TASK TO CARRY OUT:
Can the data below be echoed back word for word?

DATA:
###

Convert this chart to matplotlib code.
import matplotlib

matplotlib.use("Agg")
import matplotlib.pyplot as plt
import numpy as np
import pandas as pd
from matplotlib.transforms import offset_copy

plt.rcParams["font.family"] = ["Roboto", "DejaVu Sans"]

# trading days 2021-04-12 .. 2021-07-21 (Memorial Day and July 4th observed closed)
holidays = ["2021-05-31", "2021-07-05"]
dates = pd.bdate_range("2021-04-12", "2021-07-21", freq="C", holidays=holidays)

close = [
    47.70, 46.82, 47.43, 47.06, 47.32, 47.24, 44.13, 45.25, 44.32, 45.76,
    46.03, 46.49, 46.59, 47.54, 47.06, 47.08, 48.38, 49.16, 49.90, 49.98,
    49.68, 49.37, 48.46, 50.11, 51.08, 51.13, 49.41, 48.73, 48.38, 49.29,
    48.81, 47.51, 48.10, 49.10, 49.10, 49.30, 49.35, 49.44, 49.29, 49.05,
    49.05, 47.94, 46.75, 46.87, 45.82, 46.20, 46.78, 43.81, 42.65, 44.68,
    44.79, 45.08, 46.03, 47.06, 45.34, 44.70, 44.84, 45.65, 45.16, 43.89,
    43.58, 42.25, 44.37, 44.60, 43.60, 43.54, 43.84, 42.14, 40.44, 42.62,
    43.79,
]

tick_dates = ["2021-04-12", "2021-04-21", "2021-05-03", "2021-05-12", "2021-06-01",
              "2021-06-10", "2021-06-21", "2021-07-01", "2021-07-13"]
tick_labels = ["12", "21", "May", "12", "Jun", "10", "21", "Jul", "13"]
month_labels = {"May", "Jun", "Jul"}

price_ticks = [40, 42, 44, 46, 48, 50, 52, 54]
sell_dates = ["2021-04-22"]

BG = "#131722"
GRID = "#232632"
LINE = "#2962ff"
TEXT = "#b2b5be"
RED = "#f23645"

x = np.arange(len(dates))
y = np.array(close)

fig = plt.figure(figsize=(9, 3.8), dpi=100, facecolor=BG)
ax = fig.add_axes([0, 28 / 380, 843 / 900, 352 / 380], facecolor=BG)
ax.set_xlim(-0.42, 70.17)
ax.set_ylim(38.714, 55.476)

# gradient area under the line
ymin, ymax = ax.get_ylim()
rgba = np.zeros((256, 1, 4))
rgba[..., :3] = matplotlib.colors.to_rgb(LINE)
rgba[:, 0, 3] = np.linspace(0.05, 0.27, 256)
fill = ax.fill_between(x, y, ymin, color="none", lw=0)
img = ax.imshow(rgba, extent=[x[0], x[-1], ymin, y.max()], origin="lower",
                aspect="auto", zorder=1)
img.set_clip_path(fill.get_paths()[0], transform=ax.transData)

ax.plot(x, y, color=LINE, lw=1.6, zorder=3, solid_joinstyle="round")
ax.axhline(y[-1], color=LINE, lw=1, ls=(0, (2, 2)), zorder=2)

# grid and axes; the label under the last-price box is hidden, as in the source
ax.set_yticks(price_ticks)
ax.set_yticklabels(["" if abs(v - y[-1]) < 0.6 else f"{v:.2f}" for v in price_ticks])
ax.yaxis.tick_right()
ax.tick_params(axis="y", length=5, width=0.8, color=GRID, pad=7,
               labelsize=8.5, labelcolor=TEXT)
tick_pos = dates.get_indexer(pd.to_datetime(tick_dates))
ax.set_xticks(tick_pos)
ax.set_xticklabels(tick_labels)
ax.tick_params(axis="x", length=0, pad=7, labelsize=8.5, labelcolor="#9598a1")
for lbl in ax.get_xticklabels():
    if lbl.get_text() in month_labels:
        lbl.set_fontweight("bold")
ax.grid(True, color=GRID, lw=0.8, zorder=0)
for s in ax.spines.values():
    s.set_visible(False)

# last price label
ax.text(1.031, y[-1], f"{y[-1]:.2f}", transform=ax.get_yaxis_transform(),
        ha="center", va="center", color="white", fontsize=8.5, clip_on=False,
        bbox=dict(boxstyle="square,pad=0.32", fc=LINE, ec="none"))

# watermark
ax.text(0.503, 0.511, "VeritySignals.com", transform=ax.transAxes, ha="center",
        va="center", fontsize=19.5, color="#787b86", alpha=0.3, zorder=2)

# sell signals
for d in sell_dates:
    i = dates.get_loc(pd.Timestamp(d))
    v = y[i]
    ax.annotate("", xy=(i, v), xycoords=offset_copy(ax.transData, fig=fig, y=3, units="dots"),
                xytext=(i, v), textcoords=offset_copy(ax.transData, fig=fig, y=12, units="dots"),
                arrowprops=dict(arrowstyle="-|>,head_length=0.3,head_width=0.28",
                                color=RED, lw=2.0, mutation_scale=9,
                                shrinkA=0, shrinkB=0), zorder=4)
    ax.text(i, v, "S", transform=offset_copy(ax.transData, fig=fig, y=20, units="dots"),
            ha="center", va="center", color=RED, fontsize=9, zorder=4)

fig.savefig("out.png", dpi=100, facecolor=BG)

###

TASK SOLUTION:
Convert this chart to matplotlib code.
import matplotlib

matplotlib.use("Agg")
import matplotlib.pyplot as plt
import numpy as np
import pandas as pd
from matplotlib.transforms import offset_copy

plt.rcParams["font.family"] = ["Roboto", "DejaVu Sans"]

# trading days 2021-04-12 .. 2021-07-21 (Memorial Day and July 4th observed closed)
holidays = ["2021-05-31", "2021-07-05"]
dates = pd.bdate_range("2021-04-12", "2021-07-21", freq="C", holidays=holidays)

close = [
    47.70, 46.82, 47.43, 47.06, 47.32, 47.24, 44.13, 45.25, 44.32, 45.76,
    46.03, 46.49, 46.59, 47.54, 47.06, 47.08, 48.38, 49.16, 49.90, 49.98,
    49.68, 49.37, 48.46, 50.11, 51.08, 51.13, 49.41, 48.73, 48.38, 49.29,
    48.81, 47.51, 48.10, 49.10, 49.10, 49.30, 49.35, 49.44, 49.29, 49.05,
    49.05, 47.94, 46.75, 46.87, 45.82, 46.20, 46.78, 43.81, 42.65, 44.68,
    44.79, 45.08, 46.03, 47.06, 45.34, 44.70, 44.84, 45.65, 45.16, 43.89,
    43.58, 42.25, 44.37, 44.60, 43.60, 43.54, 43.84, 42.14, 40.44, 42.62,
    43.79,
]

tick_dates = ["2021-04-12", "2021-04-21", "2021-05-03", "2021-05-12", "2021-06-01",
              "2021-06-10", "2021-06-21", "2021-07-01", "2021-07-13"]
tick_labels = ["12", "21", "May", "12", "Jun", "10", "21", "Jul", "13"]
month_labels = {"May", "Jun", "Jul"}

price_ticks = [40, 42, 44, 46, 48, 50, 52, 54]
sell_dates = ["2021-04-22"]

BG = "#131722"
GRID = "#232632"
LINE = "#2962ff"
TEXT = "#b2b5be"
RED = "#f23645"

x = np.arange(len(dates))
y = np.array(close)

fig = plt.figure(figsize=(9, 3.8), dpi=100, facecolor=BG)
ax = fig.add_axes([0, 28 / 380, 843 / 900, 352 / 380], facecolor=BG)
ax.set_xlim(-0.42, 70.17)
ax.set_ylim(38.714, 55.476)

# gradient area under the line
ymin, ymax = ax.get_ylim()
rgba = np.zeros((256, 1, 4))
rgba[..., :3] = matplotlib.colors.to_rgb(LINE)
rgba[:, 0, 3] = np.linspace(0.05, 0.27, 256)
fill = ax.fill_between(x, y, ymin, color="none", lw=0)
img = ax.imshow(rgba, extent=[x[0], x[-1], ymin, y.max()], origin="lower",
                aspect="auto", zorder=1)
img.set_clip_path(fill.get_paths()[0], transform=ax.transData)

ax.plot(x, y, color=LINE, lw=1.6, zorder=3, solid_joinstyle="round")
ax.axhline(y[-1], color=LINE, lw=1, ls=(0, (2, 2)), zorder=2)

# grid and axes; the label under the last-price box is hidden, as in the source
ax.set_yticks(price_ticks)
ax.set_yticklabels(["" if abs(v - y[-1]) < 0.6 else f"{v:.2f}" for v in price_ticks])
ax.yaxis.tick_right()
ax.tick_params(axis="y", length=5, width=0.8, color=GRID, pad=7,
               labelsize=8.5, labelcolor=TEXT)
tick_pos = dates.get_indexer(pd.to_datetime(tick_dates))
ax.set_xticks(tick_pos)
ax.set_xticklabels(tick_labels)
ax.tick_params(axis="x", length=0, pad=7, labelsize=8.5, labelcolor="#9598a1")
for lbl in ax.get_xticklabels():
    if lbl.get_text() in month_labels:
        lbl.set_fontweight("bold")
ax.grid(True, color=GRID, lw=0.8, zorder=0)
for s in ax.spines.values():
    s.set_visible(False)

# last price label
ax.text(1.031, y[-1], f"{y[-1]:.2f}", transform=ax.get_yaxis_transform(),
        ha="center", va="center", color="white", fontsize=8.5, clip_on=False,
        bbox=dict(boxstyle="square,pad=0.32", fc=LINE, ec="none"))

# watermark
ax.text(0.503, 0.511, "VeritySignals.com", transform=ax.transAxes, ha="center",
        va="center", fontsize=19.5, color="#787b86", alpha=0.3, zorder=2)

# sell signals
for d in sell_dates:
    i = dates.get_loc(pd.Timestamp(d))
    v = y[i]
    ax.annotate("", xy=(i, v), xycoords=offset_copy(ax.transData, fig=fig, y=3, units="dots"),
                xytext=(i, v), textcoords=offset_copy(ax.transData, fig=fig, y=12, units="dots"),
                arrowprops=dict(arrowstyle="-|>,head_length=0.3,head_width=0.28",
                                color=RED, lw=2.0, mutation_scale=9,
                                shrinkA=0, shrinkB=0), zorder=4)
    ax.text(i, v, "S", transform=offset_copy(ax.transData, fig=fig, y=20, units="dots"),
            ha="center", va="center", color=RED, fontsize=9, zorder=4)

fig.savefig("out.png", dpi=100, facecolor=BG)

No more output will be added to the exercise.